* **SOURCE DATA**

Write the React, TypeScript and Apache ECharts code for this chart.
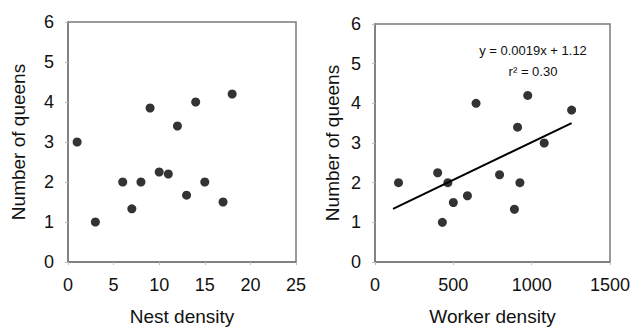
import React, { useEffect, useRef } from "react";
import * as echarts from "echarts";

const nestDensity = [1, 3, 6, 7, 8, 9, 10, 11, 12, 13, 14, 15, 17, 18];
const queensA = [3, 1, 2, 1.33, 2, 3.85, 2.25, 2.2, 3.4, 1.67, 4, 2, 1.5, 4.2];

const workerDensity = [150, 400, 465, 430, 500, 590, 645, 795, 890, 910, 925, 975, 1080, 1255];
const queensB = [2, 2.25, 2, 1, 1.5, 1.67, 4, 2.2, 1.33, 3.4, 2, 4.2, 3, 3.83];

const trendX = [115, 1255];
const trendY = [1.34, 3.5];

const equationLines = ["y = 0.0019x + 1.12", "r\u00B2 = 0.30"];

const FONT = "'Liberation Sans', Arial, Helvetica, sans-serif";
const TEXT = "#111111";
const AXIS = "#7a7a7a";

function axisCommon(name: string, isX: boolean, max: number, interval: number, gap: number) {
  return {
    type: "value",
    min: 0,
    max,
    interval,
    name,
    nameLocation: "middle",
    nameGap: gap,
    nameTextStyle: { fontFamily: FONT, fontSize: 19, color: TEXT },
    axisLine: { show: true, onZero: false, lineStyle: { color: AXIS, width: 1.5 } },
    axisTick: { show: true, length: 3, lineStyle: { color: "#bbbbbb", width: 1 } },
    axisLabel: {
      fontFamily: FONT,
      fontSize: 18,
      color: TEXT,
      margin: isX ? 14 : 14,
      formatter: (v: number) => String(v),
    },
    splitLine: { show: false },
  };
}

export default function App() {
  const ref = useRef<HTMLDivElement>(null);
  useEffect(() => {
    if (!ref.current) return;
    const chart = echarts.init(ref.current, undefined, { renderer: "svg" });
    const gridStyle = { show: true, borderColor: AXIS, borderWidth: 1.5, containLabel: false };
    chart.setOption({
      animation: false,
      backgroundColor: "#ffffff",
      grid: [
        { ...gridStyle, left: 68, width: 228, top: 22, height: 244 },
        { ...gridStyle, left: 375, width: 235, top: 24, height: 242 },
      ],
      xAxis: [
        { ...axisCommon("Nest density", true, 25, 5, 45), gridIndex: 0 },
        { ...axisCommon("Worker density", true, 1500, 500, 45), gridIndex: 1 },
      ],
      yAxis: [
        { ...axisCommon("Number of queens", false, 6, 1, 40), gridIndex: 0 },
        { ...axisCommon("Number of queens", false, 6, 1, 33), gridIndex: 1 },
      ],
      series: [
        {
          type: "scatter",
          xAxisIndex: 0,
          yAxisIndex: 0,
          symbolSize: 9,
          itemStyle: { color: "#000" },
          data: nestDensity.map((x, i) => [x, queensA[i]]),
        },
        {
          type: "line",
          xAxisIndex: 1,
          yAxisIndex: 1,
          showSymbol: false,
          symbol: "none",
          lineStyle: { color: "#000", width: 2 },
          data: trendX.map((x, i) => [x, trendY[i]]),
          z: 1,
        },
        {
          type: "scatter",
          xAxisIndex: 1,
          yAxisIndex: 1,
          symbolSize: 9,
          itemStyle: { color: "#000" },
          data: workerDensity.map((x, i) => [x, queensB[i]]),
          z: 3,
        },
      ],
      graphic: [
        {
          type: "text",
          x: 533,
          y: 50,
          style: {
            text: equationLines[0],
            fontFamily: FONT,
            fontSize: 13,
            fill: TEXT,
            align: "center",
            verticalAlign: "middle",
          },
        },
        {
          type: "text",
          x: 533,
          y: 71,
          style: {
            text: equationLines[1],
            fontFamily: FONT,
            fontSize: 13,
            fill: TEXT,
            align: "center",
            verticalAlign: "middle",
          },
        },
      ],
    });
    return () => chart.dispose();
  }, []);
  return <div ref={ref} style={{ width: 634, height: 331, position: "absolute", left: 0, top: 0 }} />;
}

* **YOUR INSTRUCTIONS**
Transcribe all of the material exactly, leaving out whatever pictures it contains.

* **SOLUTION BELOW**
Write the React, TypeScript and Apache ECharts code for this chart.
import React, { useEffect, useRef } from "react";
import * as echarts from "echarts";

const nestDensity = [1, 3, 6, 7, 8, 9, 10, 11, 12, 13, 14, 15, 17, 18];
const queensA = [3, 1, 2, 1.33, 2, 3.85, 2.25, 2.2, 3.4, 1.67, 4, 2, 1.5, 4.2];

const workerDensity = [150, 400, 465, 430, 500, 590, 645, 795, 890, 910, 925, 975, 1080, 1255];
const queensB = [2, 2.25, 2, 1, 1.5, 1.67, 4, 2.2, 1.33, 3.4, 2, 4.2, 3, 3.83];

const trendX = [115, 1255];
const trendY = [1.34, 3.5];

const equationLines = ["y = 0.0019x + 1.12", "r\u00B2 = 0.30"];

const FONT = "'Liberation Sans', Arial, Helvetica, sans-serif";
const TEXT = "#111111";
const AXIS = "#7a7a7a";

function axisCommon(name: string, isX: boolean, max: number, interval: number, gap: number) {
  return {
    type: "value",
    min: 0,
    max,
    interval,
    name,
    nameLocation: "middle",
    nameGap: gap,
    nameTextStyle: { fontFamily: FONT, fontSize: 19, color: TEXT },
    axisLine: { show: true, onZero: false, lineStyle: { color: AXIS, width: 1.5 } },
    axisTick: { show: true, length: 3, lineStyle: { color: "#bbbbbb", width: 1 } },
    axisLabel: {
      fontFamily: FONT,
      fontSize: 18,
      color: TEXT,
      margin: isX ? 14 : 14,
      formatter: (v: number) => String(v),
    },
    splitLine: { show: false },
  };
}

export default function App() {
  const ref = useRef<HTMLDivElement>(null);
  useEffect(() => {
    if (!ref.current) return;
    const chart = echarts.init(ref.current, undefined, { renderer: "svg" });
    const gridStyle = { show: true, borderColor: AXIS, borderWidth: 1.5, containLabel: false };
    chart.setOption({
      animation: false,
      backgroundColor: "#ffffff",
      grid: [
        { ...gridStyle, left: 68, width: 228, top: 22, height: 244 },
        { ...gridStyle, left: 375, width: 235, top: 24, height: 242 },
      ],
      xAxis: [
        { ...axisCommon("Nest density", true, 25, 5, 45), gridIndex: 0 },
        { ...axisCommon("Worker density", true, 1500, 500, 45), gridIndex: 1 },
      ],
      yAxis: [
        { ...axisCommon("Number of queens", false, 6, 1, 40), gridIndex: 0 },
        { ...axisCommon("Number of queens", false, 6, 1, 33), gridIndex: 1 },
      ],
      series: [
        {
          type: "scatter",
          xAxisIndex: 0,
          yAxisIndex: 0,
          symbolSize: 9,
          itemStyle: { color: "#000" },
          data: nestDensity.map((x, i) => [x, queensA[i]]),
        },
        {
          type: "line",
          xAxisIndex: 1,
          yAxisIndex: 1,
          showSymbol: false,
          symbol: "none",
          lineStyle: { color: "#000", width: 2 },
          data: trendX.map((x, i) => [x, trendY[i]]),
          z: 1,
        },
        {
          type: "scatter",
          xAxisIndex: 1,
          yAxisIndex: 1,
          symbolSize: 9,
          itemStyle: { color: "#000" },
          data: workerDensity.map((x, i) => [x, queensB[i]]),
          z: 3,
        },
      ],
      graphic: [
        {
          type: "text",
          x: 533,
          y: 50,
          style: {
            text: equationLines[0],
            fontFamily: FONT,
            fontSize: 13,
            fill: TEXT,
            align: "center",
            verticalAlign: "middle",
          },
        },
        {
          type: "text",
          x: 533,
          y: 71,
          style: {
            text: equationLines[1],
            fontFamily: FONT,
            fontSize: 13,
            fill: TEXT,
            align: "center",
            verticalAlign: "middle",
          },
        },
      ],
    });
    return () => chart.dispose();
  }, []);
  return <div ref={ref} style={{ width: 634, height: 331, position: "absolute", left: 0, top: 0 }} />;
}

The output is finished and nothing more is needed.